Change may not come as fast as you like.  After all, you are dealing with at least a few billion years of causation. Nonetheless, you can, by changing the way you deal with the present, have some power to affect what will happen to you in the future.  This requires that you use the occasion to escape the conditioning or habitual conduct that may have put you in the unacceptable situation. If your previous mate walked out on you, you may find it helpful in preventing a repeat performance to change your method or criteria for choosing a mate.  Again, when you act out of anger, the likelihood of changing your pattern of conduct and thus what will happen in your life is unnecessarily small. That is when the anger switch is turned to “on,” you view each of your habits as sacrosanct and reject any notion that you should change any of them. As long as we believe our anger has a beneficial effect, we will continue to be at war with the universe, which only by unusual coincidence may behave in accordance with our illusory mental view of how things should be.  We are like gamblers who know that the odds are against them but convince themselves that somehow they are exempt from the inevitable result.

Appreciating the Universe

Instead of waging war with the universe by being angry we can consider appreciating the universe.  The question is not whether you like what is happening but whether you understand that what has happened is past and not subject to change. If someone has done something that occasioned your anger, you may be able to get an apology or even compensation from that person, but that does not change the fact that the offending event occurred.

There are grotesque injustices abounding in the world right now—killing, starvation, torture, poverty—but they are all a product of the billions of years that have gone before. Again you can use your intelligence to try to change what it is you don’t like now for the future. But if your attempt to change the future is to only be angry at what happening, it inhibits the use of that intelligence and thus makes the change you seek less likely to occur. 

So to the extent you reserve the right to judge what has happened, you are impeding your progress toward a spiritual and calm abiding.  The problem for many of us is that somehow we give more attention to the things that we don’t like and pay little or no attention to the blessings that we have.  So how can we break out of this cycle and be willing to appreciate the universe for its blessings even when we don’t like what is happening to us? We can seek to come to terms with the problems befalling us by developing the heart and by living a kind and compassionate life. Joseph Campbell said, “Spirituality is an appreciation of the universe.”  That means that not only do you appreciate, mountains, waterfalls and sunsets, but you appreciate whatever it is that is happening now to you or around you as a manifestation of the universe whether you like it or not.

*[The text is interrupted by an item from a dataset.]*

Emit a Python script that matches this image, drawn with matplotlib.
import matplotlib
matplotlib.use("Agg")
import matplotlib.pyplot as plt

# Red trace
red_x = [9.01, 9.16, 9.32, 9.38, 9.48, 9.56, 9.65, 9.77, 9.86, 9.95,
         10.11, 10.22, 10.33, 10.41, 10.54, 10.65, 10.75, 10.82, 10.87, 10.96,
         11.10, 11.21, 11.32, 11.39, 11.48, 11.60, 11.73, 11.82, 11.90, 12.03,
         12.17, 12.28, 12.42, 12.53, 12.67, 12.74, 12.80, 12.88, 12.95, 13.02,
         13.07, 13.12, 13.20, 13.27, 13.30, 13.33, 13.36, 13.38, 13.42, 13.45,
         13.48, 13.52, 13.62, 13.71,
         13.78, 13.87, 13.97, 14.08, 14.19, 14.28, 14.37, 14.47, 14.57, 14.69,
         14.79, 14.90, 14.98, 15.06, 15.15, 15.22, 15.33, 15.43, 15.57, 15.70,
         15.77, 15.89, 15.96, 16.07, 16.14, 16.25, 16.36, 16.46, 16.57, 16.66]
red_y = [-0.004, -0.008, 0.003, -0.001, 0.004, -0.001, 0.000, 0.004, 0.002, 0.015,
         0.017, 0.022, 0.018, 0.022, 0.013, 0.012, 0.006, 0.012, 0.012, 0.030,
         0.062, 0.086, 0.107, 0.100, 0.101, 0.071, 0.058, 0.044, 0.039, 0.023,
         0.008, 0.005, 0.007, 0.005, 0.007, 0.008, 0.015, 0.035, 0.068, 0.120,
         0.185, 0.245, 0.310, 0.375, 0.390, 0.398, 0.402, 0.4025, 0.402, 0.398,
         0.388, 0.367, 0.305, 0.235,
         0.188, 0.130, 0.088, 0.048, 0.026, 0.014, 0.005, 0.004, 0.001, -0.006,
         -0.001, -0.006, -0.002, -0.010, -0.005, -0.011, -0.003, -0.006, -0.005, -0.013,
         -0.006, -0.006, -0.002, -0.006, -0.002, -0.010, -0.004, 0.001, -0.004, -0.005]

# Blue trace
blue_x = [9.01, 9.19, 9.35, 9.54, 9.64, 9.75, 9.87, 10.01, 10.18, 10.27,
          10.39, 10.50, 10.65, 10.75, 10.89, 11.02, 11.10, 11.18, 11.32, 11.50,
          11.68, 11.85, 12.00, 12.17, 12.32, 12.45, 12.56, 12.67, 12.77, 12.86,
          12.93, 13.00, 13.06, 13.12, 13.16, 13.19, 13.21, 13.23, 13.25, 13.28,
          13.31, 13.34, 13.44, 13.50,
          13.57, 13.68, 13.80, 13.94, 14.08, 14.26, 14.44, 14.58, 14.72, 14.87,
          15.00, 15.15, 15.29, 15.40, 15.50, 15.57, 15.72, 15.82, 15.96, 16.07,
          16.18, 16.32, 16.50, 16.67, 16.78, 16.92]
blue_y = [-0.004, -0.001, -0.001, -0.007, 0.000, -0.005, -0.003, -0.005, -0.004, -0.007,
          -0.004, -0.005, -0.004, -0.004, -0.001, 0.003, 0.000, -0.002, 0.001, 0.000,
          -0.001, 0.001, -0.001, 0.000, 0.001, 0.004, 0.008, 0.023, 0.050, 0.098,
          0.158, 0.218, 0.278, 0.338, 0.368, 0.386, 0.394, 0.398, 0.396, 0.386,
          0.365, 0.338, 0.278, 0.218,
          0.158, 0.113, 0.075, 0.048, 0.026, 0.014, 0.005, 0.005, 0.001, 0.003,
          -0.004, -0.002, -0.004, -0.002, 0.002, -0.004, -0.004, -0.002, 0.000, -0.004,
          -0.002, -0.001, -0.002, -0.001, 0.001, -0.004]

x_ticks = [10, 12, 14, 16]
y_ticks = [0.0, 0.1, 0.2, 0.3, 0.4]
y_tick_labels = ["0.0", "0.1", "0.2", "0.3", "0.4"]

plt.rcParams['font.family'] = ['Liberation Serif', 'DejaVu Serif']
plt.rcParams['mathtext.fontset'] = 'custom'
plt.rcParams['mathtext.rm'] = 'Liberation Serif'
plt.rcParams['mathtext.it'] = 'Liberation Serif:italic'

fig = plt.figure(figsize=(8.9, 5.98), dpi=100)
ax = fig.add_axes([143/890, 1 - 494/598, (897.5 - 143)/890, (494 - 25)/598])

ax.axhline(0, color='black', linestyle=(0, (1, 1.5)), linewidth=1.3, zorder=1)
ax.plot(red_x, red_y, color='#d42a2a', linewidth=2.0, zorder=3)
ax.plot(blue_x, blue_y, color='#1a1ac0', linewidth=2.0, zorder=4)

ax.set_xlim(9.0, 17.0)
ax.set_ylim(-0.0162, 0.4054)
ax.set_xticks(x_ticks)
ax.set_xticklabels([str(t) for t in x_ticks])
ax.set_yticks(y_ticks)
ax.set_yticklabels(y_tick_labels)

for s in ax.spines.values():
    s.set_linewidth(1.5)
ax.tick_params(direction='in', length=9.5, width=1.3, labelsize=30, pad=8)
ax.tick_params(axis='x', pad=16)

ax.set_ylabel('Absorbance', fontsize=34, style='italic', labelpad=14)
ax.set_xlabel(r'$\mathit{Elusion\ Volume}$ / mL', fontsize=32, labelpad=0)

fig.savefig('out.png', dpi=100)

In order to fully appreciate the universe, we need to be aware of its blessings. One such blessing is the fact that we exist and are conscious of that fact and that alone is something to be grateful for.  We can then realize that for billions of years of titanic events of unimaginable and frequently destructive proportions some how our planet has come through in a form that allowed organic forms of life to come into existence.  In fact, we live in an incredibly small window in the universe where life can occur and that window has been open for sufficient time to allow that life to evolve into intelligent life.

We can balance the feeling that the universe is not dealing fairly with us by contemplating the dance of gravity and centrifugal force that allowed galaxies to form containing the controlled source of energy that is the sun that allows the formation of life on a tiny dot in the vast sea of the universe.  We can think about the anomaly that only two substances, sulfur dioxide and hydrogen dioxide, aka water, expand when they go from a liquid state to a solid—thus causing ice to have a lower specific gravity than water and thus float rather than sink.  The general opinion is that if water contracted on freezing, life as we know it on earth would not exist or exist in a far different form because ice would sink to the bottom of the oceans, ponds and streams and the result would be that the earth would be a much colder place. Or we can be angry at the driver ahead of us that keeps putting on his brakes for no apparent reason.

You can contemplate a leaf which has the ability to absorb the energy from the sun and thus provide food, clothing and shelter for us.  As it says in Torei Zenzi’s The Bodhisattva’s Vow:

With this realization, our noble ancestors, possessed of compassionate minds and hearts, gave tender care to bird and beast. And in our own daily lives we, too, should be reverently grateful for the protections of life: our food, drink and clothing.

Yes there may be catastrophes that befall us far greater than our everyday problems which can make anger seem a reasonable response. When those things befall us, we can be angry, or consider ourselves a victim or a martyr, or we can be like Jean-Dominique Bauby who ended up in an iron lung, all but completely paralyzed.  He found his state satisfactory and managed to write the book, The Diving Bell and the Butterfly using only the blinking of his left eye to indicate when an assistant pointed at the proper letter.  Or we can go back to feeling incapacitated because our toe hurts. 

It is true that within that window in the universe where we live has rough edges that take life such as earthquakes, volcanoes, tsunamis, floods and so on.  However the reality of the danger in this world was expressed by Edward Gibbon:

Man has much more to fear from the passion of his fellow creatures than from all the convulsions of nature.
History of the Decline and Fall of the Roman Empire, 1781, Volume II, Chapter XXVI, Part I.

We can see how our unawareness and conditioning of individuals is projected outward to restrain our progress to a better society.  History is full of wars, oppression and slaughter resulting from pernicious stupidity. “Can you imagine the damage that would be done if women and blacks were allowed to vote?”  “Next you’ll want equal rights for women and blacks?” The first doctor to suggest that surgeons should wash their hands before operating was the Hungarian physician Ignaz Semmelweis. He was ridiculed and only received recognition for his insight after his death.  The first person in England to translate the Bible into English, William Tyndale, was burned at the stake for his efforts.  Our history, and indeed the present is full of long lasting wars  resulting from powerful people who choose to enforce their illusory view of the world with the resources at their disposal.

The Choice

We can begin to benefit all sentient beings by learning to deal with our most destructive emotion, anger.  We have just come out of the twentieth century which proved Gibbon right.  In  the twentieth century  humans slaughtered humans by the tens of millions. With all of our improvement in understanding the world around us and the benefits of technology, we remain at the mercy of these destructive emotions.

If you conclude that anger is the proper response to things that we don’t like and thus if you still want to do battle with the universe, then ask yourself how that will benefit your and if you want to continue to suffer because you have taken on an impossible task.  Or you can following the teachings of the Buddha and turn your anger into compassion for the benefit of all sentient beings.